Please print exactly the lines below, from the start of the material up to and including the line with "const highScores = [81, 56, 43, 40, 30, 22, 14];", but none of the pictures.

**Stored data**.
>>>>
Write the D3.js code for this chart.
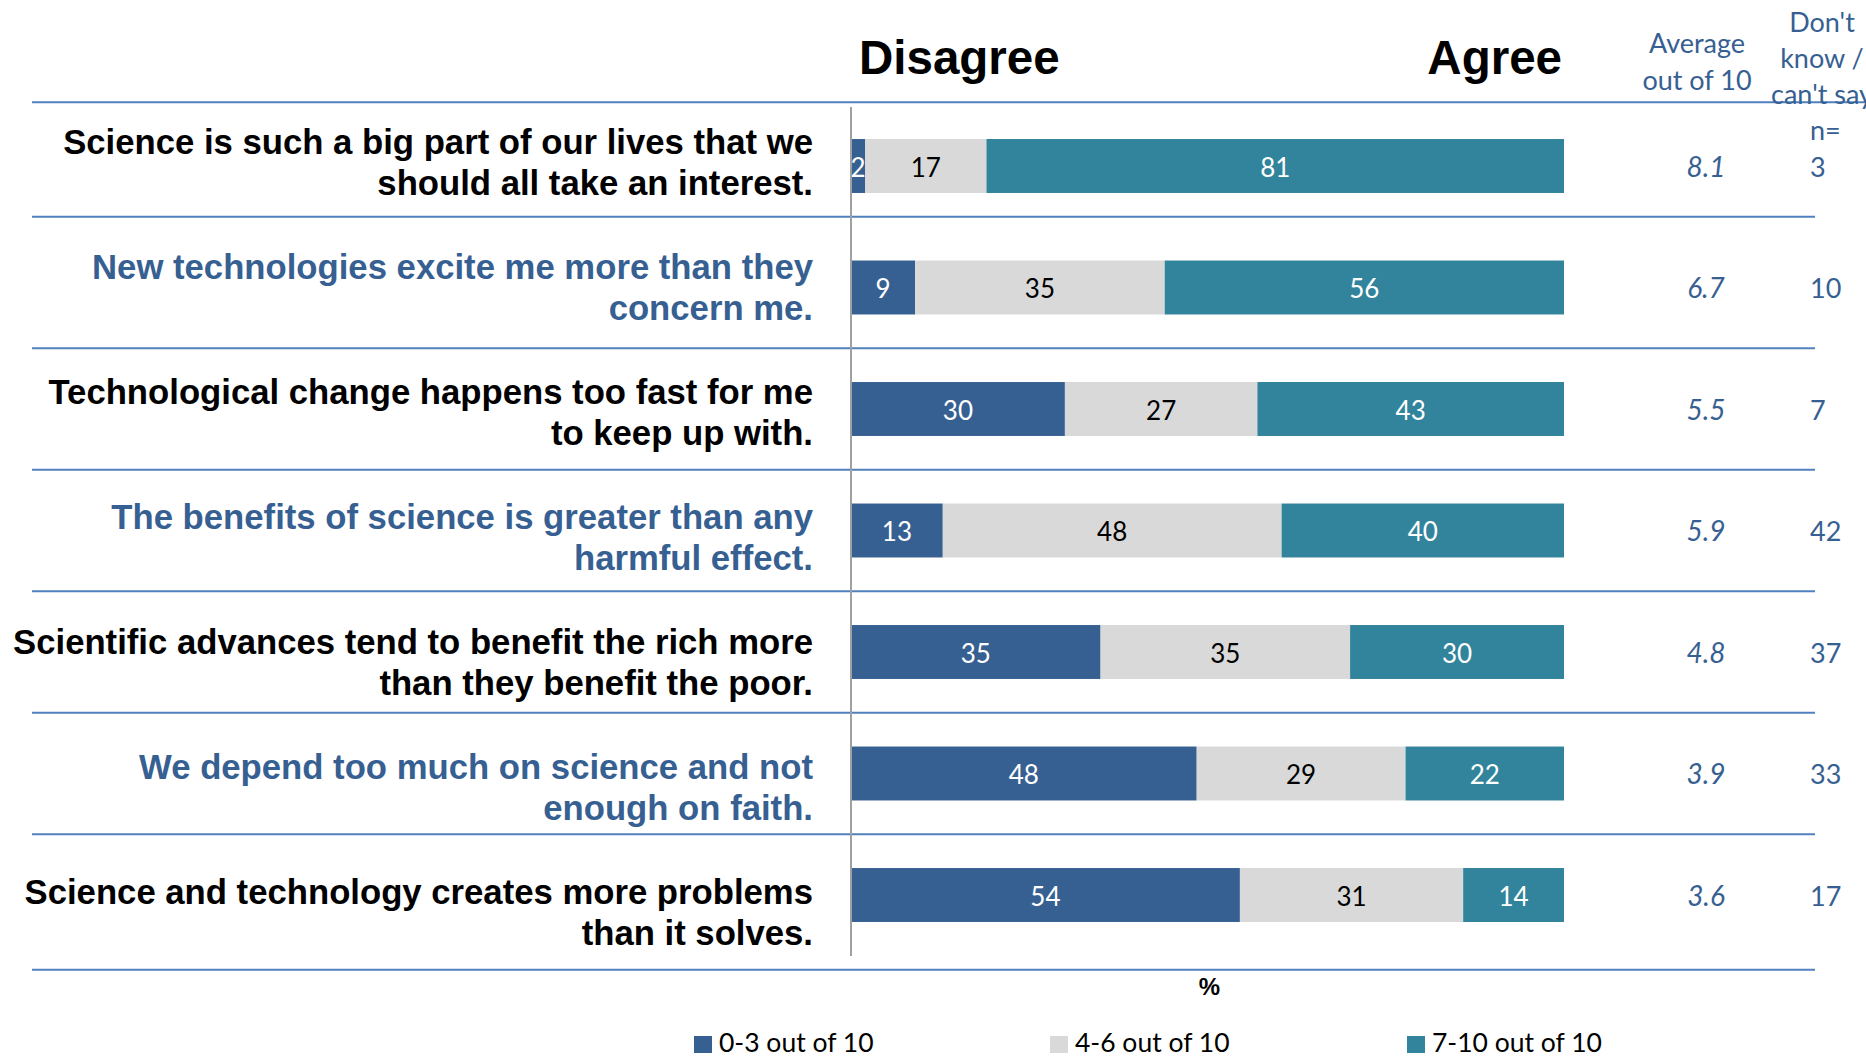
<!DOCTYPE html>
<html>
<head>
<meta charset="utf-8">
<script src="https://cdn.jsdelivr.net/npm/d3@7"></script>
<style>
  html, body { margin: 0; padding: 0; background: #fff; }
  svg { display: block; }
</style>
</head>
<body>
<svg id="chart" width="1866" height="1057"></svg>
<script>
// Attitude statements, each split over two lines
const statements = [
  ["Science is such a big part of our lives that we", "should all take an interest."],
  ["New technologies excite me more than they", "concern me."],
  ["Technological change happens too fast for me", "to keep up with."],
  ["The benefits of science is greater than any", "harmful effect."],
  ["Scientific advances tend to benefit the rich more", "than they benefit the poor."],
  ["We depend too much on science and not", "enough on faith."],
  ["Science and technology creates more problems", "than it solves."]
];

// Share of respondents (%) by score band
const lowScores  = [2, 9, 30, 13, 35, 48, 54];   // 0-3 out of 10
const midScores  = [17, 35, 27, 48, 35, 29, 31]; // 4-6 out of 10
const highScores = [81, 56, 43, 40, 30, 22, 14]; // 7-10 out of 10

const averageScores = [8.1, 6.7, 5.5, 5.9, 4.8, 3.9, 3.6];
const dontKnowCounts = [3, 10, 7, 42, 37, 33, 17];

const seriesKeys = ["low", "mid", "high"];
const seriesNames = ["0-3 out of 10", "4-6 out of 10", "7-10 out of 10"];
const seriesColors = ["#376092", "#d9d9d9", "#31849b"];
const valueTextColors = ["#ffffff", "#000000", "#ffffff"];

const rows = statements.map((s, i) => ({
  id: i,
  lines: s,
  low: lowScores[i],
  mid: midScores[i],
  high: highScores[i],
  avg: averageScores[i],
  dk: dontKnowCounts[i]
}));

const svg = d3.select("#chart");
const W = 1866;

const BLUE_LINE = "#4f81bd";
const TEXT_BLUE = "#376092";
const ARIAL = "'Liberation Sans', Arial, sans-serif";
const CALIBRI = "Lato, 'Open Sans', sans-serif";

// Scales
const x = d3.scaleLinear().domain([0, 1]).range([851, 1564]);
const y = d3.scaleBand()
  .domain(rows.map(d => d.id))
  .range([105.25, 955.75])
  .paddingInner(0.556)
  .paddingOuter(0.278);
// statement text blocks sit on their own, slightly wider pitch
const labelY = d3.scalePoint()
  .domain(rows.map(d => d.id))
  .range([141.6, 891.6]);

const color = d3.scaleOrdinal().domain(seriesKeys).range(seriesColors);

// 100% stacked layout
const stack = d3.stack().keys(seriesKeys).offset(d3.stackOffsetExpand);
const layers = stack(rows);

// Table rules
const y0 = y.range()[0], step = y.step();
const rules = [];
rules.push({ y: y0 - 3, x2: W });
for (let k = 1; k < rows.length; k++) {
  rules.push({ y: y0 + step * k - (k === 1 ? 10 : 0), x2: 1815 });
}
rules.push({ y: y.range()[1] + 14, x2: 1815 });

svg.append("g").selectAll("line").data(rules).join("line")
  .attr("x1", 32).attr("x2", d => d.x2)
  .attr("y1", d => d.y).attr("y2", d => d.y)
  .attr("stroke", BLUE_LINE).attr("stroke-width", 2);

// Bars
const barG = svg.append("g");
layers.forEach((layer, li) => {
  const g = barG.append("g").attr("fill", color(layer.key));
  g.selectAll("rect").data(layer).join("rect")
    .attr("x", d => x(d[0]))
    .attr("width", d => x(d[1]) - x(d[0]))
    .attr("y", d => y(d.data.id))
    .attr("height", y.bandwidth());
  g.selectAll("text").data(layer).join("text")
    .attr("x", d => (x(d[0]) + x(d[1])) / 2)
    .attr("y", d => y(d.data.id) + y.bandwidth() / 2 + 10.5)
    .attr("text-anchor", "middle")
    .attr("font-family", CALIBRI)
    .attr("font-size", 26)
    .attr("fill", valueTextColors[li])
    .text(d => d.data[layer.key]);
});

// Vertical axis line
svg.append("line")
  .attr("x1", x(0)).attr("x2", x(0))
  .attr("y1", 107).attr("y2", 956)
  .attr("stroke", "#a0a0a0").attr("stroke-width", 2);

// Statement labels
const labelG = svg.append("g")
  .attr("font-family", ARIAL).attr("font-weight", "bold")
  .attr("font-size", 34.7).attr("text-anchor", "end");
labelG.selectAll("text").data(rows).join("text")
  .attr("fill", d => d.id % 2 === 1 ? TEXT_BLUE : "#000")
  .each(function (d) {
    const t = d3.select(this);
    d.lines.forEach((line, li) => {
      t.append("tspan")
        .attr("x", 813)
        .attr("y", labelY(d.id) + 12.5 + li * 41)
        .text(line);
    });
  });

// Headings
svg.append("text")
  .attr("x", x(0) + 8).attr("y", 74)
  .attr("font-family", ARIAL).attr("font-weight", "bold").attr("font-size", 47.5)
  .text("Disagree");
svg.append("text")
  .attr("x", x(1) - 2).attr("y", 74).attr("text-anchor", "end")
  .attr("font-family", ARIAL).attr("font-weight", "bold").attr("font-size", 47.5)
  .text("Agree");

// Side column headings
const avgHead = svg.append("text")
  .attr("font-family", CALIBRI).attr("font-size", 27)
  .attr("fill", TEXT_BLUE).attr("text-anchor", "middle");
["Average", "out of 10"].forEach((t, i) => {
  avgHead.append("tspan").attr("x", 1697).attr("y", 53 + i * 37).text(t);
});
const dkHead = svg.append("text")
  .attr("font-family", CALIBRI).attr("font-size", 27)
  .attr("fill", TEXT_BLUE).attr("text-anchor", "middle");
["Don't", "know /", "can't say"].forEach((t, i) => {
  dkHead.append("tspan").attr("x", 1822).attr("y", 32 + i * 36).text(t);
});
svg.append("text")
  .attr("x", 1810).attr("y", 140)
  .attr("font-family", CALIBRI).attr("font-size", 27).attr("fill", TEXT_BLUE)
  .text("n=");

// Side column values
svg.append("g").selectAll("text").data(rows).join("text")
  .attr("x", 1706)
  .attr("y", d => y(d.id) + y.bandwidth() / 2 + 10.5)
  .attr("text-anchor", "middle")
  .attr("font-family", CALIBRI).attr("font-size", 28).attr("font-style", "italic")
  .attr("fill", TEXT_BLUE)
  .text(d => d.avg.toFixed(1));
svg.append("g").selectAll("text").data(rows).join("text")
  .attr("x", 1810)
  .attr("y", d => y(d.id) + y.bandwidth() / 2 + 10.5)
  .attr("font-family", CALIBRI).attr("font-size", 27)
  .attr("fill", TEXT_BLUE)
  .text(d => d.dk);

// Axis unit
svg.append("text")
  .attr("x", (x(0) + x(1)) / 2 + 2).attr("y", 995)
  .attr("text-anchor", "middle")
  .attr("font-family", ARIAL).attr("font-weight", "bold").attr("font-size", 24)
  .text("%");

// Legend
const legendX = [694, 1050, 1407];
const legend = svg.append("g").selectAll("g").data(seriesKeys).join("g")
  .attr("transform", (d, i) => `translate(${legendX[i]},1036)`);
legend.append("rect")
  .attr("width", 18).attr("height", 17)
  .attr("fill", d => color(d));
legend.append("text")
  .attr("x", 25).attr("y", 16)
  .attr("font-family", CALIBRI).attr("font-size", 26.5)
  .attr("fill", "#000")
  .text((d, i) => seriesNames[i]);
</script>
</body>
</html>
<<<<
**Finished exercise**.
Write the D3.js code for this chart.
<!DOCTYPE html>
<html>
<head>
<meta charset="utf-8">
<script src="https://cdn.jsdelivr.net/npm/d3@7"></script>
<style>
  html, body { margin: 0; padding: 0; background: #fff; }
  svg { display: block; }
</style>
</head>
<body>
<svg id="chart" width="1866" height="1057"></svg>
<script>
// Attitude statements, each split over two lines
const statements = [
  ["Science is such a big part of our lives that we", "should all take an interest."],
  ["New technologies excite me more than they", "concern me."],
  ["Technological change happens too fast for me", "to keep up with."],
  ["The benefits of science is greater than any", "harmful effect."],
  ["Scientific advances tend to benefit the rich more", "than they benefit the poor."],
  ["We depend too much on science and not", "enough on faith."],
  ["Science and technology creates more problems", "than it solves."]
];

// Share of respondents (%) by score band
const lowScores  = [2, 9, 30, 13, 35, 48, 54];   // 0-3 out of 10
const midScores  = [17, 35, 27, 48, 35, 29, 31]; // 4-6 out of 10
const highScores = [81, 56, 43, 40, 30, 22, 14]; // 7-10 out of 10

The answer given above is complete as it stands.